Or, you know, you could just not post attention whoring posts to Facebook and Instagram. I’ve never once posted a picture of my fit body to any social media website or blog. On the other hand, I have posted on developing good habits and discipline as a key to healthy living. Perhaps some of that discipline should be applied to not “being vain.”

It’s ironic to talk about modesty and then actively ignore the solution.

I haven’t even talked about how disciplining the physical body helps you be disciplined spiritually as well. Why yes, working out and eating healthy helps your spiritual walk as well. Surprise!

Toll on Relationships

I am a bit of a healthy eating fanatic. I’ve tried just about every “health food” out there. I love it because I find it enjoyable. However, there have been times when I have put my healthy eating before people.

God forbid one of my family members forgets that I cannot eat pinto beans while completing day three of Whole30! I can be at a party, and there’s not a single, decently healthy side-dish in sight—aside from the depressingly predictable veggie tray. Don’t they know me at all? I guess I’ll have to starve until I get back home, I whine to myself.

When I look back on these events, the defensive side of me cries out, “Wait! Isn’t eating healthy food a good thing? Doesn’t God command us to take care of the temples of his Spirit?”

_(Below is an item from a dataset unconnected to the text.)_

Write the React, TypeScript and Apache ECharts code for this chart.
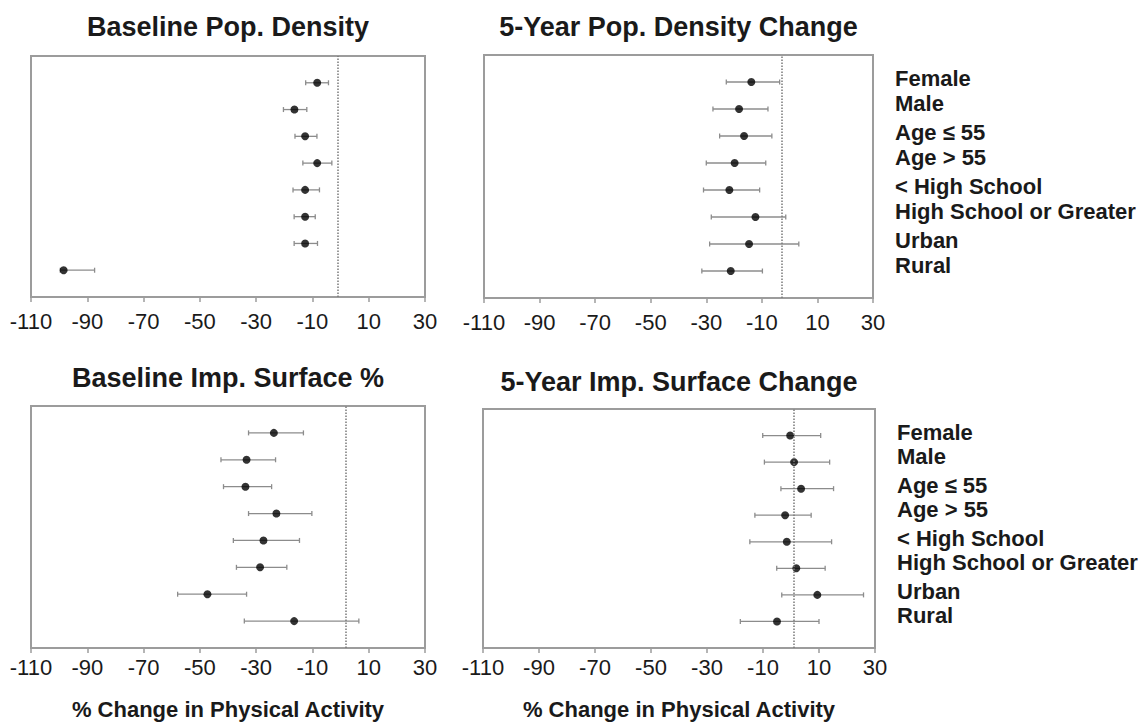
import React, { useEffect, useRef } from "react";
import * as echarts from "echarts";

// ---------- data ----------
const categories = [
  "Female",
  "Male",
  "Age ≤ 55",
  "Age > 55",
  "< High School",
  "High School or Greater",
  "Urban",
  "Rural",
];
const xTicks = [-110, -90, -70, -50, -30, -10, 10, 30];
const panelTitles = [
  "Baseline Pop. Density",
  "5-Year Pop. Density Change",
  "Baseline Imp. Surface %",
  "5-Year Imp. Surface Change",
];
const axisTitle = "% Change in Physical Activity";

// Baseline population density
const basePopEst = [-8.3, -16.4, -12.6, -8.3, -12.6, -12.6, -12.6, -98.4];
const basePopLow = [-12.4, -20.3, -16.2, -13.4, -16.9, -16.5, -16.5, -99.6];
const basePopHigh = [-4.3, -12.0, -8.4, -3.1, -7.5, -9.0, -8.2, -87.4];

// 5-year population density change
const chgPopEst = [-13.8, -18.2, -16.4, -19.8, -21.7, -12.3, -14.6, -21.2];
const chgPopLow = [-22.8, -27.6, -25.2, -30.0, -31.0, -28.2, -28.8, -31.6];
const chgPopHigh = [-3.6, -7.8, -6.4, -8.6, -10.8, -1.4, 3.3, -9.8];

// Baseline impervious surface %
const baseImpEst = [-23.7, -33.4, -33.8, -22.8, -27.4, -28.6, -47.3, -16.5];
const baseImpLow = [-32.7, -42.5, -41.6, -32.7, -38.1, -37.0, -57.9, -34.2];
const baseImpHigh = [-13.2, -23.1, -24.5, -10.2, -14.6, -19.1, -33.4, 6.5];

// 5-year impervious surface change
const chgImpEst = [-0.3, 1.1, 3.6, -2.1, -1.5, 1.9, 9.4, -5.0];
const chgImpLow = [-10.1, -9.5, -3.6, -12.9, -14.7, -5.1, -3.3, -18.1];
const chgImpHigh = [10.6, 13.8, 15.2, 7.2, 14.5, 12.2, 25.9, 10.0];

// dotted reference lines (as drawn)
const refLines = [-1, -3, 2, 1];

const panels = [
  { est: basePopEst, low: basePopLow, high: basePopHigh },
  { est: chgPopEst, low: chgPopLow, high: chgPopHigh },
  { est: baseImpEst, low: baseImpLow, high: baseImpHigh },
  { est: chgImpEst, low: chgImpLow, high: chgImpHigh },
];

// ---------- layout / style ----------
const FONT = "'Liberation Sans', Arial, Helvetica, sans-serif";
const grids = [
  { left: 31, top: 56, width: 394, height: 241 },
  { left: 484, top: 55, width: 389, height: 243 },
  { left: 31, top: 406, width: 394, height: 242 },
  { left: 483, top: 409, width: 392, height: 239 },
];
const titleCenters = [28, 28, 379, 383];
const labelMargins = [13, 13, 8, 8];
const GRAY = "#9c9c9c";
const TEXT = "#1a1a1a";

function buildOption() {
  const n = categories.length;
  const option: any = {
    animation: false,
    backgroundColor: "#ffffff",
    title: panelTitles.map((t, i) => ({
      text: t,
      left: grids[i].left + grids[i].width / 2,
      top: titleCenters[i] - 15,
      textAlign: "center",
      padding: 0,
      textStyle: {
        fontFamily: FONT,
        fontSize: 27,
        fontWeight: "bold",
        color: TEXT,
      },
    })),
    grid: grids.map((g) => ({
      ...g,
      show: true,
      borderColor: GRAY,
      borderWidth: 2,
      backgroundColor: "transparent",
    })),
    xAxis: grids.map((g, i) => ({
      type: "value",
      gridIndex: i,
      min: -110,
      max: 30,
      splitLine: { show: false },
      axisLine: { show: true, onZero: false, lineStyle: { color: GRAY, width: 2 } },
      axisTick: {
        show: true,
        length: 5,
        customValues: xTicks,
        lineStyle: { color: GRAY, width: 1.5 },
      },
      axisLabel: {
        customValues: xTicks,
        margin: labelMargins[i],
        fontFamily: FONT,
        fontSize: 22,
        color: TEXT,
      },
      name: i >= 2 ? axisTitle : "",
      nameLocation: "middle",
      nameGap: 50,
      nameTextStyle: {
        fontFamily: FONT,
        fontSize: 22,
        fontWeight: "bold",
        color: TEXT,
      },
    })),
    yAxis: grids.map((g, i) => ({
      type: "value",
      gridIndex: i,
      min: 0,
      max: n + 1,
      interval: 1,
      position: "right",
      splitLine: { show: false },
      axisLine: { show: false },
      axisTick: { show: false },
      axisLabel: {
        show: i % 2 === 1,
        margin: 22,
        formatter: (v: number) => {
          if (v < 1 || v > n) return "";
          const k = n - v;
          return (k % 2 === 0 ? "{a|" : "{b|") + categories[k] + "}";
        },
        rich: {
          a: {
            fontFamily: FONT,
            fontSize: 22,
            fontWeight: "bold",
            color: TEXT,
            padding: [0, 0, 7, 0],
          },
          b: {
            fontFamily: FONT,
            fontSize: 22,
            fontWeight: "bold",
            color: TEXT,
            padding: [0, 0, 12, 0],
          },
        },
      },
    })),
    series: [] as any[],
  };

  panels.forEach((p, i) => {
    option.series.push({
      type: "custom",
      xAxisIndex: i,
      yAxisIndex: i,
      silent: true,
      encode: { x: [1, 2], y: 0 },
      data: p.est.map((_, k) => [n - k, p.low[k], p.high[k]]),
      renderItem: (params: any, api: any) => {
        const y = api.value(0);
        const lo = api.value(1);
        const hi = api.value(2);
        const a = api.coord([lo, y]);
        const b = api.coord([hi, y]);
        const style = { stroke: "#8c8c8c", lineWidth: 1.3 };
        const cap = 2.5;
        return {
          type: "group",
          children: [
            { type: "line", shape: { x1: a[0], y1: a[1], x2: b[0], y2: b[1] }, style },
            { type: "line", shape: { x1: a[0], y1: a[1] - cap, x2: a[0], y2: a[1] + cap }, style },
            { type: "line", shape: { x1: b[0], y1: b[1] - cap, x2: b[0], y2: b[1] + cap }, style },
          ],
        };
      },
      z: 2,
    });
    option.series.push({
      type: "scatter",
      xAxisIndex: i,
      yAxisIndex: i,
      symbol: "circle",
      symbolSize: 8,
      itemStyle: { color: "#000000" },
      data: p.est.map((v, k) => [v, n - k]),
      z: 3,
      markLine: {
        silent: true,
        symbol: ["none", "none"],
        label: { show: false },
        lineStyle: { type: "dotted", color: "#7a7a7a", width: 1.5 },
        data: [{ xAxis: refLines[i] }],
      },
    });
  });
  return option;
}

export default function App() {
  const ref = useRef<HTMLDivElement>(null);
  useEffect(() => {
    if (!ref.current) return;
    const chart = echarts.init(ref.current, undefined, { renderer: "svg" });
    chart.setOption(buildOption());
    return () => chart.dispose();
  }, []);
  return (
    <div
      ref={ref}
      style={{
        position: "absolute",
        left: 0,
        top: 0,
        width: 1143,
        height: 722,
        background: "#ffffff",
      }}
    />
  );
}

Well, yes. But if I allow myself to revisit these events with a lens of honesty, I have a few recurring thoughts: How immature. How selfish. How very unlike all of the virtues that Christ has commanded me to cultivate in my life.

I have avoided social events because I knew that nothing on the menu would fit within my meal plan. I have bemoaned friends who are in need because they have derailed my leg-day plans.

It’s in these moments that I am forced to face my true motives, which unfortunately often value the temporal rather than the eternal.

There is such a thing as meal prep, bringing a healthy snack, or even fasting if you don’t want to eat out. You can even suggest healthy restaurants to go to. I do it when I go to places with nothing I would want to eat. Even if you don’t and miss a healthy meal? Fine. Miss a day of workouts? It’s pretty easy to make up. You don’t have to throw people away completely when living a healthy lifesetyle.

It’s a lifestyle for a reason. If you get a bit sidetracked, it’s not like you’ve not living a healthy lifestyle anymore. It’s not like you’re going to sink into not working out, not eating healthy, not sleeping, and stressing over everything… unless you believe the lie that healthy living is incompatible with being a Christian.

The false dichotomies are dumb.

Focus on the Temporal

In the same way that we can neglect relationships because of our fitness needs, we can waste two precious resources: time and finances.

No, I am not arguing that fitness is a waste of those two things, but I am saying that too often I find myself spending more time on fitness than I do on my relationship with Christ.

I also find myself spending more of my finances on fitness and healthy food than I do on furthering Christ’s kingdom. That realization convicts me and challenges me to transform my mentality. Because even though that acai bowl tastes heavenly, it isn’t actually taking anyone to heaven.

And even though my gym membership may help me feel confident, it’s not bringing anyone to the knowledge of the Gospel.

We will never reach either physical or spiritual perfection in this lifetime. However, Christ has declared that he will be judging us in only one of the two categories.

Sure, I might slightly resemble the guy on the shoddy treadmill trying to achieve Christ’s perfection. But I’m okay with that.

This is just getting more and more absurd.

Here’s the thing with a healthy lifestyle. You can use it minister to people too. Many of my fitness and hobby friends know I’m a Christian, and I know they aren’t Christians. I talk about my faith with them sometimes when I get a chance. I’ve invited them to Church.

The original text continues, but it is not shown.